While the evidence in the instant case might well support a contrary view to that expressed and found by the trial court, this court, on appeal, is guided by well established and time honored rules. Where a judgment is under attack because it is claimed to be unsupported by the evidence, the power of an appellate court begins and ends with a determination as to whether there is any substantial evidence, including presumptions, contradicted or uncontradicted, which will support the conclusion of the trial court, and when two or more inferences can be reasonably deduced from the facts, a reviewing court is without power to substitute its deductions for those of the trial court. Or, if there be any reasonable doubt as to the sufficiency of the evidence to support a judgment, appellate courts should resolve that doubt in favor of the judgment. (Estate of Bristol, 23 Cal. 2d 221 [143 P.2d 689]; Crawford v.
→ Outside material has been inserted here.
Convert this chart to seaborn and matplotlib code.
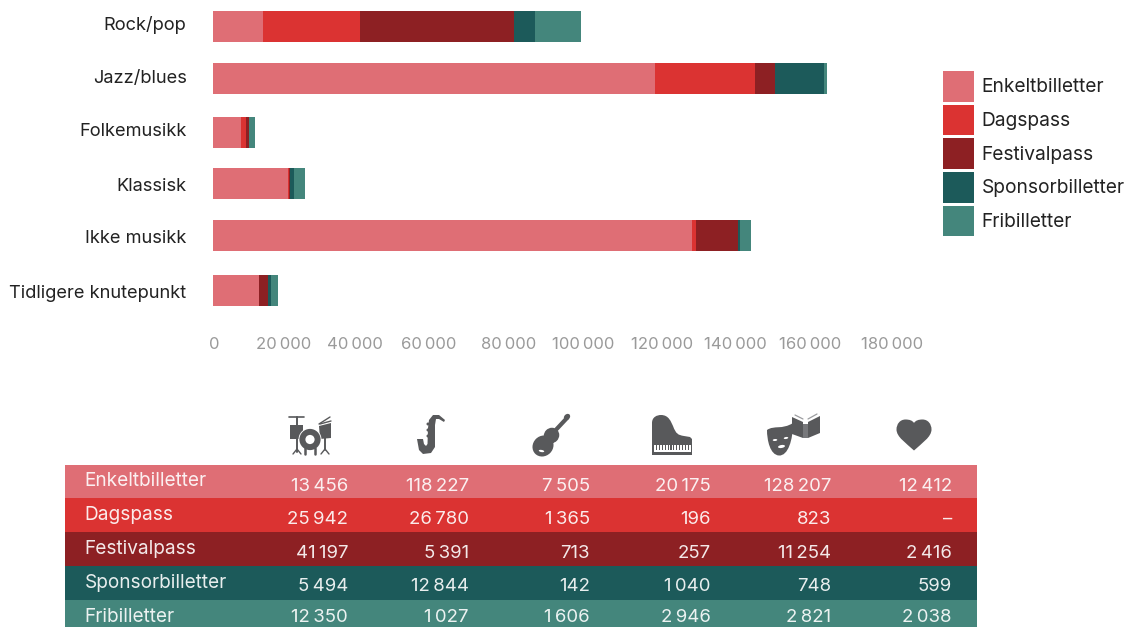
import numpy as np
import pandas as pd
import matplotlib
matplotlib.use("Agg")
import matplotlib.pyplot as plt
from matplotlib.patches import Rectangle, Circle, Ellipse, Polygon, PathPatch
from matplotlib.path import Path
from matplotlib.transforms import Affine2D
import seaborn as sns

categories = ["Rock/pop", "Jazz/blues", "Folkemusikk", "Klassisk", "Ikke musikk", "Tidligere knutepunkt"]
enkelt = [13456, 118227, 7505, 20175, 128207, 12412]
dagspass = [25942, 26780, 1365, 196, 823, 0]
festival = [41197, 5391, 713, 257, 11254, 2416]
sponsor = [5494, 12844, 142, 1040, 748, 599]
fri = [12350, 1027, 1606, 2946, 2821, 2038]
series_names = ["Enkeltbilletter", "Dagspass", "Festivalpass", "Sponsorbilletter", "Fribilletter"]
series_values = [enkelt, dagspass, festival, sponsor, fri]
colors = ["#DF6E75", "#DB3332", "#8D2023", "#1C5A5A", "#44867C"]
tick_values = list(range(0, 180001, 20000))

W, H = 1129, 627
sns.set_theme(style="white")
plt.rcParams["font.family"] = ["Inter", "DejaVu Sans"]
fig = plt.figure(figsize=(W / 100, H / 100), dpi=100)

def fmt(v):
    return f"{v:,}".replace(",", "\u2009") if v else "–"

# Chart axes, pixel extents: x 213..886.2, y 0..330
AX_L, AX_R, AX_B = 213, 886.2, 330
ax = fig.add_axes([AX_L / W, 1 - AX_B / H, (AX_R - AX_L) / W, AX_B / H])
STEP = 52.8
left = np.zeros(len(categories))
for name, vals, col in zip(series_names, series_values, colors):
    sns.barplot(x=vals, y=categories, left=left, color=col, saturation=1, linewidth=0,
                width=31 / STEP, ax=ax, label=name, legend=False)
    left += np.array(vals)
ax.set_xlim(0, 180000)
ax.set_ylim((AX_B - 26.5) / STEP, -26.5 / STEP)
sns.despine(ax=ax, left=True, bottom=True, top=True, right=True)

# small per-row placement corrections (pixels)
row_nudge = [0, -0.8, 0.4, -1.4, -2.2, 0]
for p in ax.patches:
    r = int(round(p.get_y() + p.get_height() / 2))
    p.set_y(p.get_y() + row_nudge[r] / STEP)

ax.set_xticks(tick_values)
ax.set_xticklabels([fmt(v) if v else "0" for v in tick_values])
ax.tick_params(axis="x", length=0, pad=5.2, labelsize=12, labelcolor="#9A9A9A")
ax.tick_params(axis="y", length=0, pad=19, labelsize=13.15, labelcolor="#222222")
ax.set_xlabel(""); ax.set_ylabel("")

x_label_dx = [1.5, -4.3, -8.1, -8.4, -3.7, -4, 0, -1, -1.4, 6.3]
for lab, dx in zip(ax.get_xticklabels(), x_label_dx):
    lab.set_transform(lab.get_transform() + Affine2D().translate(dx, 0))
y_label_dy = [3.5, 2.7, 3.0, 0.5, 1.5, -0.5]
for lab, dy in zip(ax.get_yticklabels(), y_label_dy):
    lab.set_transform(lab.get_transform() + Affine2D().translate(0, dy))

# Legend
handles = [Rectangle((0, 0), 1, 1, color=c, lw=0) for c in colors]
fig.legend(handles, series_names, loc="upper left", bbox_to_anchor=(943 / W, 1 - 71 / H),
           bbox_transform=fig.transFigure, frameon=False, fontsize=13.8, borderpad=0, borderaxespad=0,
           handlelength=1.617, handleheight=2.1, labelspacing=0.145, handletextpad=0.41,
           labelcolor="#222222")

# Overlay in pixel coordinates for table and icons
ov = fig.add_axes([0, 0, 1, 1], facecolor="none")
ov.set_xlim(0, W); ov.set_ylim(H, 0); ov.axis("off")

row_edges = [465, 498, 532, 566, 600, 627]
label_base = [486, 520, 554, 588, 622]
value_base = [491, 524, 558, 591, 622]
col_right = [348, 469, 590, 711, 831, 952]
for i, (name, vals, col) in enumerate(zip(series_names, series_values, colors)):
    ov.add_patch(Rectangle((65, row_edges[i]), 912, row_edges[i + 1] - row_edges[i], color=col, lw=0))
    ov.text(84.5, label_base[i], name, color="white", fontsize=13.7, va="baseline", ha="left", alpha=0.9)
    for v, xr in zip(vals, col_right):
        ov.text(xr, value_base[i], fmt(v), color="white", fontsize=13.4, va="baseline", ha="right", alpha=0.9)

# Icons
IC = "#58595B"
def poly(pts, c=IC, **k):
    ov.add_patch(Polygon(pts, closed=True, color=c, lw=0, **k))
def line(pts, w=1.0, c=IC):
    a = np.array(pts)
    ov.plot(a[:, 0], a[:, 1], color=c, lw=w, solid_capstyle="round")

# drums
line([(289, 416.5), (304, 416.5)], 1.2)
line([(297, 416.5), (297, 452)], 1.4)
line([(297, 449), (293, 454)], 1.0); line([(297, 449), (301, 454)], 1.0)
line([(325, 436), (325, 450)], 1.4)
line([(325, 449), (321, 454)], 1.0); line([(325, 449), (329, 454)], 1.0)
poly([(290, 425), (303, 425), (303, 439), (290, 439)])
poly([(319, 426), (331, 423), (331, 438), (320, 439)])
line([(319, 424), (330, 417)], 1.0)
line([(320, 424), (331, 421)], 1.0)
line([(305, 448), (305, 454)], 1.8); line([(315, 448), (315, 454)], 1.8)
ov.add_patch(Circle((310, 439.5), 11.5, color="white", lw=0))
ov.add_patch(Circle((310, 439.5), 10.6, color=IC, lw=0))
ov.add_patch(Circle((310, 439.5), 4.6, color="white", lw=0))

# saxophone
poly([(417, 439), (423, 439), (424, 444), (426, 446), (427.5, 444), (428, 428), (429, 420), (433, 415),
      (439, 415), (445, 420), (444, 422), (439, 419), (436, 419), (435, 425), (435, 447), (431, 453),
      (423, 454), (419, 450)])
for yy in (424, 430, 436):
    ov.add_patch(Circle((428, yy), 1.5, color=IC, lw=0))

# violin
ov.add_patch(Ellipse((543, 446), 22, 20, angle=-45, color=IC, lw=0))
ov.add_patch(Ellipse((551.5, 435.5), 16, 15, angle=-45, color=IC, lw=0))
poly([(540, 440), (549, 431), (556, 440), (548, 449)])
line([(552, 434), (567, 418)], 3.0)
ov.add_patch(Ellipse((567, 417), 7, 5.5, angle=-45, color=IC, lw=0))
ov.add_patch(Ellipse((541.5, 451), 5.5, 2.2, angle=10, color="white", lw=0))

# piano
piano = Path([(652, 443), (652, 423), (652, 417), (657, 415), (661, 415), (669, 415), (671, 422), (673, 426),
              (676, 434), (678, 435), (684, 436), (690, 437), (692, 439), (692, 443), (652, 443)],
             [1, 2, 4, 4, 4, 4, 4, 4, 4, 4, 4, 2, 2, 2, 79])
ov.add_patch(PathPatch(piano, color=IC, lw=0))
ov.add_patch(Rectangle((652, 443), 40, 11.5, color=IC, lw=0))
ov.add_patch(Rectangle((653.5, 444.5), 37, 7.5, color="white", lw=0))
for kx in np.arange(656, 690, 2.9):
    ov.add_patch(Rectangle((kx, 444.5), 1.1, 5.5, color=IC, lw=0))

# mask and book
mask = Path([(767, 430), (774, 425), (782, 430), (793, 423), (793, 440), (788, 456), (779, 455.5),
             (770, 455), (767, 440), (767, 430), (767, 430)],
            [1, 4, 4, 2, 4, 4, 4, 4, 4, 2, 79])
ov.add_patch(PathPatch(mask, color=IC, lw=0))
ov.add_patch(Ellipse((775, 440), 4.5, 2, angle=-5, color="white", lw=0))
ov.add_patch(Ellipse((786, 438), 4.5, 2, angle=-10, color="white", lw=0))
ov.add_patch(Ellipse((781.5, 446.5), 7, 3, angle=-10, color="white", lw=0))
poly([(792, 417), (803, 422), (803, 438), (792, 434)])
poly([(808, 422), (820, 416), (820, 433), (808, 438)])
poly([(803, 424), (808, 424), (808, 438), (803, 438)], c="#77787B")
line([(795, 415), (803, 419)], 0.9, "#9C9DA0")
line([(808, 419), (817, 414)], 0.9, "#9C9DA0")

# heart
heart = Path([(914, 450.5), (906, 443), (896.5, 437), (896.5, 429.5), (896.5, 424), (900, 419.5), (905.5, 419.5),
              (909.5, 419.5), (912.5, 420.5), (914, 423), (915.5, 420.5), (918.5, 419.5), (922.5, 419.5),
              (928, 419.5), (931.5, 424), (931.5, 429.5), (931.5, 437), (922, 443), (914, 450.5), (914, 450.5)],
             [1, 4, 4, 4, 4, 4, 4, 4, 4, 4, 4, 4, 4, 4, 4, 4, 4, 4, 4, 79])
ov.add_patch(PathPatch(heart, color=IC, lw=0))

fig.savefig("out.png", dpi=100)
Southern Pacific Co., 3 Cal. 2d 427 [45 P.2d 183].) Under such view of the law we cannot hold that the findings of the trial court are unsupported by the evidence. The trial court's findings relating to the effectiveness of the deed and consideration supporting it were supported by the pleadings, the evidence and presumptions prevailing. The most that can be said for appellants' argument is that there was a conflict in the evidence. On an appeal from a judgment all conflicts must be resolved in favor of the prevailing party, and all legitimate and reasonable inferences indulged in to uphold the judgment if possible. (Crawford v. Southern Pacific Co., supra.)

[2] The findings relating to specific allegations in certain paragraphs of the complaint dispose of all of the material issues of the case. No further findings were necessary. Where the findings made covered all the material issues, findings upon other issues which thus become immaterial are unnecessary. (Peoples' Finance & Thrift Co. of Porterville v. Van Moon, 44 Cal. App. 2d 223, 225 [112 P.2d 24].)

Judgment affirmed.

Barnard, P. J., and Marks, J., concurred.